» **SET EXERCISE**:
Copy all the data exactly, except the pictures.

» **DATASET SECTION**:
....

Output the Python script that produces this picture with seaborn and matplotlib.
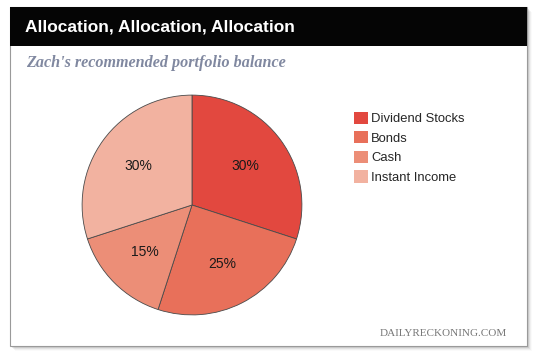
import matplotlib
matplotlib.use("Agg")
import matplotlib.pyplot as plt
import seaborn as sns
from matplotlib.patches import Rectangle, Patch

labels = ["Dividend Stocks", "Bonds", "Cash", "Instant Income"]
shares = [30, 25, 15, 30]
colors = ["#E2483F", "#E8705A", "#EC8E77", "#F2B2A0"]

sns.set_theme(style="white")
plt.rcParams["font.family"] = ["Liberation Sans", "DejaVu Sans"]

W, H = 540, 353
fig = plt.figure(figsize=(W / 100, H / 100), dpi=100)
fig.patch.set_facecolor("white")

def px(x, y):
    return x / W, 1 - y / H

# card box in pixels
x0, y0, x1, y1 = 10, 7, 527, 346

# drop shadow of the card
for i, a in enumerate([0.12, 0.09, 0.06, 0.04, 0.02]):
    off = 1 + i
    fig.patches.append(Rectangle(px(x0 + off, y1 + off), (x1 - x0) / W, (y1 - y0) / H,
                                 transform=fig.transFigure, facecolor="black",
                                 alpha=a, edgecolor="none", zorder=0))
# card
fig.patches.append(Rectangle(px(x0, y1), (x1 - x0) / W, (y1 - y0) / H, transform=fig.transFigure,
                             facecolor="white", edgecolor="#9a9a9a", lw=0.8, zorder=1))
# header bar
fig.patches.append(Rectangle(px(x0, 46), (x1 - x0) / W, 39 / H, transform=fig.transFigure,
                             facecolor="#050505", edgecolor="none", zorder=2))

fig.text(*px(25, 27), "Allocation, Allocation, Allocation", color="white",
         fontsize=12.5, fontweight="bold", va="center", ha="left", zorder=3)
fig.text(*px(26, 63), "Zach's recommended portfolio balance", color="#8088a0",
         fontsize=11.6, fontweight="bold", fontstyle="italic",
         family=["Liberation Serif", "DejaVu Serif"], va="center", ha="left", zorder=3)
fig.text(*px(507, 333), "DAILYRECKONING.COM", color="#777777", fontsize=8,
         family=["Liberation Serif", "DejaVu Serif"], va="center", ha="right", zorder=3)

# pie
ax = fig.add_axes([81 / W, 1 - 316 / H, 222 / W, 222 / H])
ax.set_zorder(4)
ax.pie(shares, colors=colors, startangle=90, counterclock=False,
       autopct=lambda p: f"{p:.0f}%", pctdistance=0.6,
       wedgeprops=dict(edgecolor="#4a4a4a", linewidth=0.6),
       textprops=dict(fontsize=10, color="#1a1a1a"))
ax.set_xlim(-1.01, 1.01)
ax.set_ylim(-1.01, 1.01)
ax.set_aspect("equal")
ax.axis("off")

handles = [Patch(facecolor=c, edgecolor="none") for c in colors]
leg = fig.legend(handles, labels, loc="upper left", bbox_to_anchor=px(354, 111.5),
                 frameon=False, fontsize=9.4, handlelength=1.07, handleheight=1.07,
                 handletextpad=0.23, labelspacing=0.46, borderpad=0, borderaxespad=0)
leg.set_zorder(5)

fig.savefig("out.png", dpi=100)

....

» **RIGHT ANSWER**:
Output the Python script that produces this picture with seaborn and matplotlib.
import matplotlib
matplotlib.use("Agg")
import matplotlib.pyplot as plt
import seaborn as sns
from matplotlib.patches import Rectangle, Patch

labels = ["Dividend Stocks", "Bonds", "Cash", "Instant Income"]
shares = [30, 25, 15, 30]
colors = ["#E2483F", "#E8705A", "#EC8E77", "#F2B2A0"]

sns.set_theme(style="white")
plt.rcParams["font.family"] = ["Liberation Sans", "DejaVu Sans"]

W, H = 540, 353
fig = plt.figure(figsize=(W / 100, H / 100), dpi=100)
fig.patch.set_facecolor("white")

def px(x, y):
    return x / W, 1 - y / H

# card box in pixels
x0, y0, x1, y1 = 10, 7, 527, 346

# drop shadow of the card
for i, a in enumerate([0.12, 0.09, 0.06, 0.04, 0.02]):
    off = 1 + i
    fig.patches.append(Rectangle(px(x0 + off, y1 + off), (x1 - x0) / W, (y1 - y0) / H,
                                 transform=fig.transFigure, facecolor="black",
                                 alpha=a, edgecolor="none", zorder=0))
# card
fig.patches.append(Rectangle(px(x0, y1), (x1 - x0) / W, (y1 - y0) / H, transform=fig.transFigure,
                             facecolor="white", edgecolor="#9a9a9a", lw=0.8, zorder=1))
# header bar
fig.patches.append(Rectangle(px(x0, 46), (x1 - x0) / W, 39 / H, transform=fig.transFigure,
                             facecolor="#050505", edgecolor="none", zorder=2))

fig.text(*px(25, 27), "Allocation, Allocation, Allocation", color="white",
         fontsize=12.5, fontweight="bold", va="center", ha="left", zorder=3)
fig.text(*px(26, 63), "Zach's recommended portfolio balance", color="#8088a0",
         fontsize=11.6, fontweight="bold", fontstyle="italic",
         family=["Liberation Serif", "DejaVu Serif"], va="center", ha="left", zorder=3)
fig.text(*px(507, 333), "DAILYRECKONING.COM", color="#777777", fontsize=8,
         family=["Liberation Serif", "DejaVu Serif"], va="center", ha="right", zorder=3)

# pie
ax = fig.add_axes([81 / W, 1 - 316 / H, 222 / W, 222 / H])
ax.set_zorder(4)
ax.pie(shares, colors=colors, startangle=90, counterclock=False,
       autopct=lambda p: f"{p:.0f}%", pctdistance=0.6,
       wedgeprops=dict(edgecolor="#4a4a4a", linewidth=0.6),
       textprops=dict(fontsize=10, color="#1a1a1a"))
ax.set_xlim(-1.01, 1.01)
ax.set_ylim(-1.01, 1.01)
ax.set_aspect("equal")
ax.axis("off")

handles = [Patch(facecolor=c, edgecolor="none") for c in colors]
leg = fig.legend(handles, labels, loc="upper left", bbox_to_anchor=px(354, 111.5),
                 frameon=False, fontsize=9.4, handlelength=1.07, handleheight=1.07,
                 handletextpad=0.23, labelspacing=0.46, borderpad=0, borderaxespad=0)
leg.set_zorder(5)

fig.savefig("out.png", dpi=100)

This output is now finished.